Ask Coach Pat Riley what he thinks of the chances of a sweep, now that the Lakers hold a 2-0 lead in the best-of-seven championship finals, and he'll advise you to bite your tongue.
Riley, remember, is the same guy who wanted to smack some smiling faces in the Forum Club after the Lakers breezed past the Celtics in Game 1.
"The playoffs really don't start until the home team loses a game or there's a seventh game," Riley said, recalling the sage counsel of a sportswriter, of all people.
"We still have three games to play in Boston."
Three games, maybe. Two, if the Lakers pirouette on parquet the way they did here Thursday night, when Michael Cooper incinerated Boston with a record six three-point baskets, four in a 75-point first-half explosion.
Concerned about a sweep, K.C. Jones?
"No concern whatsoever," the Boston coach said. "Why should I be concerned about that?"
A reporter ran down his short list of reasons why Jones, an amateur cafe singer, has reason to be crooning, "Melancholy Baby":
--Two straight blowouts here.
--Few indications that it will be otherwise in Boston Garden, other than the lame hope that Cooper (21 points), Magic Johnson (22 points, 20 assists) Byron Scott (24 points on 9-of-11 shooting), James Worthy (23 points) and Kareem Abdul-Jabbar (23 points) will put their heads together a la Detroit's Adrian Dantley and Vinnie Johnson.
Jones laughed.
"It never crossed my mind until you brought it up," he said.

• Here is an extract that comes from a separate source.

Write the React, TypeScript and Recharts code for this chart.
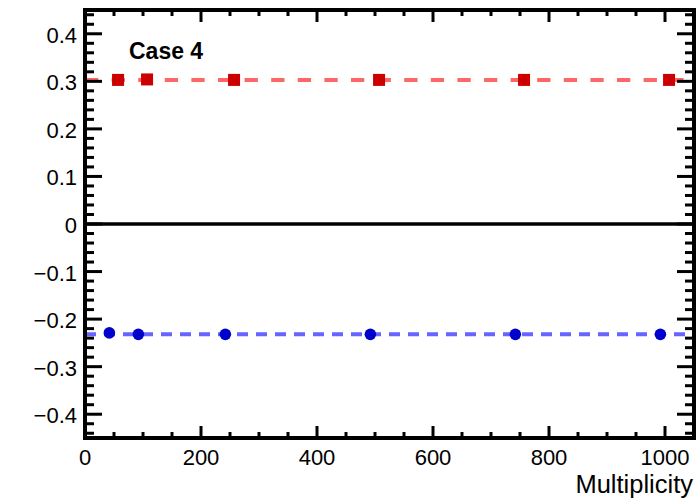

Other Boston brains, however, are receiving SOS signals, loud and clear.
Larry Bird, for example. The only other time he's been down, 2-0, in a playoff series was in 1983, when the Celtics lost two to the Milwaukee Bucks.
"We got swept," he said. "It wasn't good then, either."
What may trouble the Celtics most is the knowledge that they played much better than they did Tuesday night--and still had their heads handed to them.
In the first quarter, for example, they scored 34 points. Robert Parish had a dozen of those points and seven rebounds, and the team shot 63.6%.